The 11-story structure at West First and Burnett streets, owned by the Fort Worth Housing Authority since 1971, closed four years ago after a bedbug infestation. More than 200 elderly and disabled residents were moved and the building was sealed and fumigated.
Faced with the possibility that the structure would become a white elephant if it sat unused, the housing authority sought to figure out how it could help downtown’s growth, Terri Attaway, chairman of the authority’s board of commissioners, told a crowd gathered for a ceremonial “wall-breaking,” which involved officials hammering holes in an interior wall that will later be removed.
“It was a challenge, but we took care of it,” Attaway said. “A major rehab was the most practical and beneficial solution. The next generation of Hunter Plaza means far more than additional housing units and retail space.

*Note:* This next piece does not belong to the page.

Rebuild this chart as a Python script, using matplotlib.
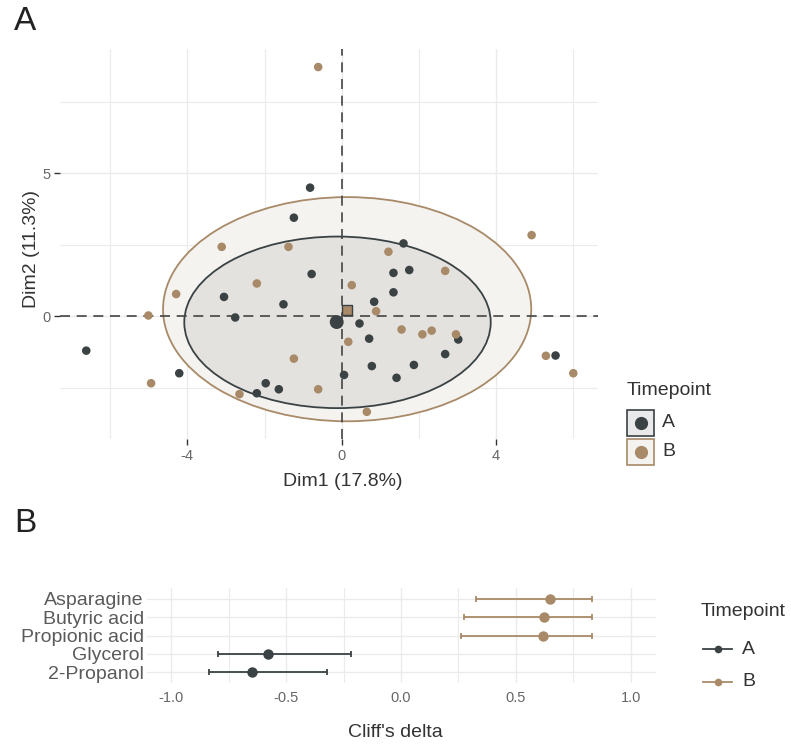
import matplotlib.pyplot as plt
from matplotlib.patches import Ellipse, Rectangle
from matplotlib.lines import Line2D

plt.rcParams['font.family'] = ['Liberation Sans', 'DejaVu Sans']
plt.rcParams['axes.unicode_minus'] = False

DARK = '#3a4244'
TAN = '#a88a68'
GRID = '#ebebeb'
TICK_COL = '#666666'

# PCA individuals, timepoint A
a_x = [-0.82, -1.24, -0.78, -3.05, -1.51, -2.76, -6.62, -4.21, -1.97, -1.63, -2.20,
       1.60, 1.34, 1.75, 1.34, 0.84, 0.46, 0.71, 3.02, 2.68, 0.78, 1.87, 0.06, 1.42, 5.54]
a_y = [4.49, 3.44, 1.47, 0.67, 0.41, -0.05, -1.21, -2.00, -2.35, -2.56, -2.70,
       2.54, 1.51, 1.61, 0.83, 0.50, -0.26, -0.79, -0.82, -1.33, -1.75, -1.71, -2.06, -2.16, -1.38]

# PCA individuals, timepoint B
b_x = [-0.61, 4.92, -3.11, -1.38, -2.20, -4.29, -5.01, -4.94, -1.24, -0.61, -2.65,
       1.21, 0.26, 2.68, 0.89, 0.17, 1.55, 2.09, 2.33, 2.96, 5.29, 6.00, 0.65]
b_y = [8.71, 2.83, 2.42, 2.42, 1.14, 0.77, 0.02, -2.35, -1.49, -2.56, -2.73,
       2.25, 1.08, 1.58, 0.17, -0.90, -0.47, -0.64, -0.51, -0.64, -1.39, -2.00, -3.35]

# group centroids and concentration ellipses (center x, center y, semi-axis x, semi-axis y)
centroid_a = (-0.13, -0.21)
centroid_b = (0.14, 0.21)
ellipse_a = (-0.11, -0.22, 3.97, 3.00)
ellipse_b = (0.14, 0.24, 4.77, 3.92)

# Cliff's delta with confidence intervals
metabolites = ['Asparagine', 'Butyric acid', 'Propionic acid', 'Glycerol', '2-Propanol']
delta = [0.648, 0.622, 0.619, -0.577, -0.646]
ci_low = [0.326, 0.274, 0.260, -0.797, -0.833]
ci_high = [0.832, 0.832, 0.832, -0.219, -0.323]
group = ['B', 'B', 'B', 'A', 'A']

W, H = 791, 747
fig = plt.figure(figsize=(W / 100, H / 100), dpi=100)


def fx(px):
    return px / W


def fy(py):
    return 1 - py / H


# ---- Panel A: PCA biplot of individuals ----
ax = fig.add_axes([fx(60), fy(439), fx(598) - fx(60), fy(49) - fy(439)])
ax.set_xlim(-7.30, 6.64)
ax.set_ylim(-4.30, 9.34)
ax.set_xticks([-4, 0, 4])
ax.set_xticks([-6, -2, 2, 6], minor=True)
ax.set_yticks([0, 5])
ax.set_yticks([-2.5, 2.5, 7.5], minor=True)
ax.grid(True, which='major', color=GRID, lw=1.0, zorder=0)
ax.grid(True, which='minor', color=GRID, lw=0.8, zorder=0)
ax.set_axisbelow(True)
for s in ax.spines.values():
    s.set_visible(False)
ax.tick_params(axis='both', which='major', length=4, width=1.0, color='#333333',
               labelcolor=TICK_COL, labelsize=10.5, pad=3)
ax.tick_params(axis='both', which='minor', length=0)

eb = Ellipse((ellipse_b[0], ellipse_b[1]), 2 * ellipse_b[2], 2 * ellipse_b[3],
             facecolor='#f4f3f0', edgecolor=TAN, lw=1.3, zorder=1)
ea = Ellipse((ellipse_a[0], ellipse_a[1]), 2 * ellipse_a[2], 2 * ellipse_a[3],
             facecolor='#e4e2df', edgecolor=DARK, lw=1.3, zorder=2)
ax.add_patch(eb)
ax.add_patch(ea)

ax.axhline(0, color='#444444', lw=1.2, ls=(0, (6, 4)), zorder=3)
ax.axvline(0, color='#444444', lw=1.2, ls=(0, (6, 4)), zorder=3)

ax.scatter(a_x, a_y, s=38, color=DARK, edgecolors='none', zorder=4)
ax.scatter(b_x, b_y, s=38, color=TAN, edgecolors='none', zorder=4)
ax.scatter([centroid_b[0]], [centroid_b[1]], s=60, marker='s', color=TAN,
           edgecolors=DARK, linewidths=1.0, zorder=5)
ax.scatter([centroid_a[0]], [centroid_a[1]], s=100, color=DARK, edgecolors='none', zorder=5)

ax.set_xlabel('Dim1 (17.8%)', fontsize=14, color='#333333')
ax.xaxis.set_label_coords(0.526, -0.087)
ax.set_ylabel('Dim2 (11.3%)', fontsize=14, color='#333333')
ax.yaxis.set_label_coords(-0.037, 0.487)

# legend for panel A
fig.text(fx(627), fy(390), 'Timepoint', fontsize=14, color='#333333', va='center', ha='left')
for i, (lab, col, fill) in enumerate([('A', DARK, '#e8e9e8'), ('B', TAN, '#f4f3f0')]):
    cy = 422.5 + i * 29.5
    fig.add_artist(Rectangle((fx(627), fy(cy + 13)), fx(27), fy(0) - fy(26),
                             transform=fig.transFigure, facecolor=fill, edgecolor=col, lw=1.2))
    fig.add_artist(Line2D([fx(640.5)], [fy(cy)], marker='o', ms=9.5, color=col,
                          mec='none', transform=fig.transFigure))
    fig.text(fx(662), fy(cy), lab, fontsize=14, color='#333333', va='center', ha='left')

fig.text(fx(14), fy(22), 'A', fontsize=24, color='#222222', va='center', ha='left')
fig.text(fx(14), fy(524), 'B', fontsize=24, color='#222222', va='center', ha='left')

# ---- Panel B: Cliff's delta ----
bx = fig.add_axes([fx(146.7), fy(683), fx(656) - fx(146.7), fy(588) - fy(683)])
ypos = list(range(len(metabolites), 0, -1))
bx.set_xlim(-1.106, 1.109)
bx.set_ylim(0.4, len(metabolites) + 0.6)
bx.set_xticks([-1.0, -0.5, 0.0, 0.5, 1.0])
bx.set_xticklabels(['-1.0', '-0.5', '0.0', '0.5', '1.0'])
bx.set_xticks([-0.75, -0.25, 0.25, 0.75], minor=True)
bx.set_yticks(ypos)
bx.set_yticklabels(metabolites)
bx.grid(True, which='major', color=GRID, lw=1.0, zorder=0)
bx.grid(True, which='minor', axis='x', color=GRID, lw=0.8, zorder=0)
bx.set_axisbelow(True)
for s in bx.spines.values():
    s.set_visible(False)
bx.tick_params(axis='both', which='both', length=0)
bx.tick_params(axis='x', labelcolor=TICK_COL, labelsize=10.5, pad=6)
bx.tick_params(axis='y', labelcolor='#5a5a5a', labelsize=14, pad=2)

for yv, d, lo, hi, g in zip(ypos, delta, ci_low, ci_high, group):
    col = DARK if g == 'A' else TAN
    bx.errorbar([d], [yv], xerr=[[d - lo], [hi - d]], fmt='o', ms=7.5, color=col,
                mec='none', elinewidth=1.3, capsize=2.5, capthick=1.3, zorder=3)

bx.set_xlabel("Cliff's delta", fontsize=14, color='#333333')
bx.xaxis.set_label_coords(0.489, -0.43)

# legend for panel B
fig.text(fx(701), fy(612), 'Timepoint', fontsize=14, color='#333333', va='center', ha='left')
for i, (lab, col) in enumerate([('A', DARK), ('B', TAN)]):
    cy = 649 + i * 33
    fig.add_artist(Line2D([fx(703), fx(732)], [fy(cy), fy(cy)], color=col, lw=1.3,
                          transform=fig.transFigure))
    fig.add_artist(Line2D([fx(717.5)], [fy(cy)], marker='o', ms=5.5, color=col,
                          mec='none', transform=fig.transFigure))
    fig.text(fx(742), fy(cy), lab, fontsize=14, color='#333333', va='center', ha='left')

fig.savefig('out.png', dpi=100)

It really means a strong partnership that will help to spur growth, development and opportunity in the area which will complement and strengthen downtown’s thriving business and residential success.”
Councilwoman Ann Zadeh, whose district includes downtown, called the project amazing.
“Our central business district is home to residents of all walks of life, and it continues to meet the needs of those who want to live here,” she said. “In about a year, I know we will stand here and celebrate and applaud the efforts of our team, who are making this dream a reality.”
Asbestos is now being removed from the building. Over the next year, the tower will be rebuilt from small rooms with kitchenettes into 114 one-bedroom and 50 two-bedroom apartments ranging from 550 to 850 square feet.
Former residents of Hunter Plaza will be given the first option to move back into the building, which will provide affordable as well as market-rate apartments.
Naomi Byrne, the housing authority’s president and CEO, said it took 13 partners from the public and private sectors to make the project work financially through grants and loans and state and federal tax credits. Housing credits are tax incentives used to encourage the use of private equity in affordable-housing development.
The project also includes 10,000 square feet of retail space and a four-story, 182-space parking garage.
“It’s definitely going to be modern, it’s going to be urban and it’s going to be swanky,” said Byrne, who expects the building to lease up in 90 to 120 days after opening.
The project is scheduled to be completed in December 2015.
The building was constructed in 1954 as the Fortune Arms Hotel. The housing authority bought it and converted it into public housing.
The new project will preserve the facade and some interior elements, including the main lobby, corridors and original door frames, considered to have historical significance. The apartment units will feature exposed concrete columns and ceilings.
The building will also have media, community activity and fitness rooms and a business center. A library will be named to honor Barbara Holston, who led the housing authority for 24 years until her retirement this year. Holston championed educational programs for its clients.
Working on the project are the BOKA Powell architecture firm, Carleton Development, Sedalco Construction and Quimby McCoy Preservation Architecture.